Investing in IPOs is risky enough when a company dots all of its i's and crosses its t's.
But ever since the Jumpstart Our Business Startups, or JOBS Act, was signed into law in April, companies with less than $1 billion of annual revenue can file for confidential IPOs.
The law was supposed to make it quicker and easier for smaller so-called emerging growth firms to go public since confidential IPOs only require an auditor to sign off on two years of financial statements, not three, among other exemptions.
And this week, one of the most well-known emerging growth firms under the JOBS Act, 134-year-old storied British football (soccer) team Manchester United, will make its debut.
Manchester United will start trading on the New York Stock Exchange (NYX) Friday under the ticker "MANU."
The billionaire Glazer family, which owns Manchester United, showed investors three years of audited financial statements, but they're taking advantage of a provision under the JOBS Act that gives companies five years to prove their financial controls comply with Sarbanes Oxley.
"The Glazers have really shielded this operating company from investors, so the confidential nature of the IPO is particularly concerning in this case," said Francis Gaskins, President of IPO Desktop. "They're the poster child for what's wrong with this law."
Manchester United carries a heavy debt load of $663 million and nearly 98% of its voting power is concentrated in the hands of the Glazer family because of a dual class structure.
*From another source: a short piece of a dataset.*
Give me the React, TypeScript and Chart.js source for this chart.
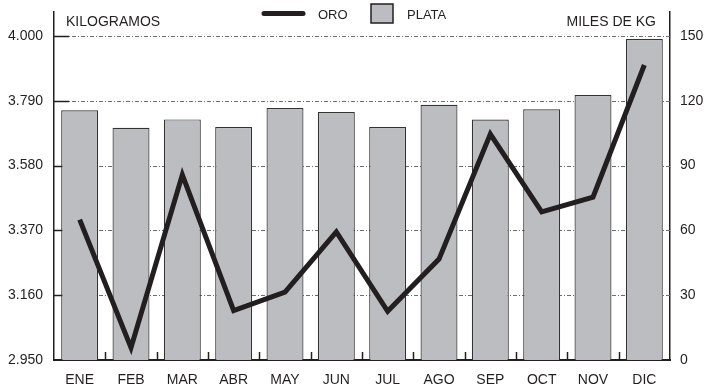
import React, { useEffect, useRef } from "react";
import { Chart, registerables } from "chart.js";

Chart.register(...registerables);

const months = ["ENE", "FEB", "MAR", "ABR", "MAY", "JUN", "JUL", "AGO", "SEP", "OCT", "NOV", "DIC"];
const oro = [3405, 2990, 3550, 3110, 3170, 3365, 3108, 3277, 3682, 3430, 3478, 3906];
const plata = [115.6, 107.5, 111.4, 107.9, 116.7, 114.8, 107.9, 118.2, 111.3, 116.1, 122.7, 148.6];
const leftTicks = [2950, 3160, 3370, 3580, 3790, 4000];
const rightTicks = [0, 30, 60, 90, 120, 150];
const leftTitle = "KILOGRAMOS";
const rightTitle = "MILES DE KG";
const legendOro = "ORO";
const legendPlata = "PLATA";

const FONT = "'Liberation Sans', Arial, sans-serif";
const INK = "#231f20";
const BAR_FILL = "#bcbdc0";

const fmt = (v: number) => {
  const s = String(Math.round(v));
  return s.length > 3 ? s.slice(0, s.length - 3) + "." + s.slice(s.length - 3) : s;
};

const decor = {
  id: "decor",
  beforeDatasetsDraw(chart: any) {
    const { ctx, chartArea: a, scales } = chart;
    const y = scales.y;
    ctx.save();
    ctx.strokeStyle = "#6d6e71";
    ctx.lineWidth = 1;
    ctx.setLineDash([4, 2, 1, 2]);
    for (const v of leftTicks) {
      if (v === leftTicks[0]) continue;
      const py = Math.round(y.getPixelForValue(v)) + 0.5;
      ctx.beginPath();
      ctx.moveTo(a.left, py);
      ctx.lineTo(a.right, py);
      ctx.stroke();
    }
    ctx.setLineDash([]);
    ctx.strokeStyle = INK;
    ctx.lineWidth = 1.5;
    for (const v of leftTicks) {
      if (v === leftTicks[0]) continue;
      const py = Math.round(y.getPixelForValue(v)) + 0.5;
      ctx.beginPath();
      ctx.moveTo(a.left, py);
      ctx.lineTo(a.left + 15, py);
      ctx.stroke();
    }
    const n = months.length;
    for (let i = 1; i < n; i++) {
      const px = Math.round(a.left + (i * (a.right - a.left)) / n) + 0.5;
      ctx.beginPath();
      ctx.moveTo(px, a.bottom);
      ctx.lineTo(px, a.bottom - 8);
      ctx.stroke();
    }
    ctx.restore();
  },
  afterDraw(chart: any) {
    const { ctx, chartArea: a } = chart;
    ctx.save();
    ctx.fillStyle = INK;
    ctx.font = `14px ${FONT}`;
    ctx.textBaseline = "middle";
    ctx.textAlign = "left";
    ctx.fillText(leftTitle, a.left + 12, 22);
    ctx.textAlign = "right";
    ctx.fillText(rightTitle, a.right - 14, 22);
    // legend
    ctx.strokeStyle = INK;
    ctx.lineWidth = 5;
    ctx.lineCap = "round";
    ctx.beginPath();
    ctx.moveTo(264, 13.5);
    ctx.lineTo(303, 13.5);
    ctx.stroke();
    ctx.font = `13px ${FONT}`;
    ctx.textAlign = "left";
    ctx.fillText(legendOro, 318, 15);
    ctx.fillStyle = BAR_FILL;
    ctx.fillRect(371, 4, 22, 19);
    ctx.lineWidth = 1.5;
    ctx.lineCap = "butt";
    ctx.strokeRect(371, 4, 22, 19);
    ctx.fillStyle = INK;
    ctx.fillText(legendPlata, 407, 15);
    ctx.restore();
  },
};

export default function App() {
  const ref = useRef<HTMLCanvasElement>(null);
  useEffect(() => {
    if (!ref.current) return;
    const leftMax = 4000 + (24 * 1050) / 324;
    const rightMax = 150 + (24 * 150) / 324;
    const chart = new Chart(ref.current, {
      type: "bar",
      data: {
        labels: months,
        datasets: [
          {
            type: "line",
            label: legendOro,
            data: oro,
            yAxisID: "y",
            borderColor: INK,
            borderWidth: 5,
            pointRadius: 0,
            tension: 0,
            borderJoinStyle: "miter",
            borderCapStyle: "butt",
            order: 0,
          } as any,
          {
            type: "bar",
            label: legendPlata,
            data: plata,
            yAxisID: "y1",
            backgroundColor: BAR_FILL,
            borderColor: "#333333",
            borderWidth: 1.2,
            barPercentage: 0.72,
            categoryPercentage: 1,
            order: 1,
          } as any,
        ],
      },
      options: {
        responsive: false,
        animation: false,
        layout: { padding: { top: 12, left: 0, right: 0, bottom: 0 } },
        plugins: { legend: { display: false }, tooltip: { enabled: false } },
        scales: {
          x: {
            grid: { display: false, drawTicks: false },
            border: { display: true, color: INK, width: 2 },
            ticks: { color: INK, font: { family: FONT, size: 14 }, padding: 12, maxRotation: 0 },
            afterFit: (s: any) => {
              s.height = 28;
              s.paddingLeft = 0;
              s.paddingRight = 0;
            },
          },
          y: {
            position: "left",
            min: 2950,
            max: leftMax,
            afterBuildTicks: (s: any) => {
              s.ticks = leftTicks.map((v) => ({ value: v }));
            },
            grid: { display: false, drawTicks: false },
            border: { display: true, color: INK, width: 1.5 },
            ticks: {
              color: INK,
              font: { family: FONT, size: 14 },
              padding: 11,
              callback: (v: any) => fmt(Number(v)),
            },
            afterFit: (s: any) => {
              s.width = 54;
              s.paddingTop = 0;
              s.paddingBottom = 0;
            },
          },
          y1: {
            position: "right",
            min: 0,
            max: rightMax,
            afterBuildTicks: (s: any) => {
              s.ticks = rightTicks.map((v) => ({ value: v }));
            },
            grid: { display: false, drawTicks: false },
            border: { display: true, color: INK, width: 1.5 },
            ticks: {
              color: INK,
              font: { family: FONT, size: 14 },
              padding: 10,
              callback: (v: any) => String(v),
            },
            afterFit: (s: any) => {
              s.width = 36;
              s.paddingTop = 0;
              s.paddingBottom = 0;
            },
          },
        },
      },
      plugins: [decor],
    });
    return () => chart.destroy();
  }, []);
  return (
    <div style={{ position: "fixed", left: 0, top: 0, width: 706, height: 388, background: "#fff" }}>
      <canvas ref={ref} width={706} height={388} style={{ width: 706, height: 388 }} />
    </div>
  );
}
Investors get roughly 40% of the company's stock but virtually no say in Manchester United's corporate governance.
Since the JOBS Act went into effect, the number of companies filing confidential IPOs has outpaced the number filing for traditional ones, according to Renaissance Capital. The IPO research firm further estimates that 90% of all IPOs have historically had revenue below $1 billion.
Online real estate site Trulia; MGM Holdings, the owners of movie studio Metro-Goldwyn-Mayer; and Workday, a cloud computing competitor to SAP (SAP) and Oracle (ORCL), and Fairway are among the more well-known firms to have recently filed confidential IPOs, according to Renaissance Capital. Workday is expected to be the biggest IPO since Facebook (FB).
The JOBS Act has opened the door for these companies to test the waters since they also don't have to follow the quiet period and can now hold meetings with mutual funds and other potential investors to gauge their interest. And because the filings aren't made public, investors often won't know if a company has decided to scrap its plans.
"Some companies take comfort from the fact that there's no public disclosure that they're thinking of going public," said Colin Diamond, a partner at the law firm White & Case that specializes in IPOs. "[But] I'm not sure it creates a larger number of IPO ready companies, because the fundamental requirements to be a public company haven't changed."
Confidentially filed IPOs only show financial statements to the public three weeks before they start their roadshow to sell investors on the company's merits. In a typical IPO, investors see the back and forth with the SEC via updated financial statements. Remember Groupon's (GRPN) quirky accounting gimmicks?
It's hard to tell whether there will be any uptick in overall IPOs because of the JOBS Act. Filings are down slightly year-to-date from 2011 but up from 2009 and 2010.
There's also less visibility about how many companies are coming to market because the public pipeline only goes back about three weeks. Renaissance Capital says it will take until roughly April 2013 to see whether the JOBS Act did in fact create more IPOs, since the pipeline is obscured by these confidential filings.
"We probably won't see more companies overall, but some companies that might have waited will probably do it faster," Diamond said.If the market keeps ticking upward and CNNMoney's Fear and Greed Index keeps showing greedy investors, it could be a busy Fall for IPOs.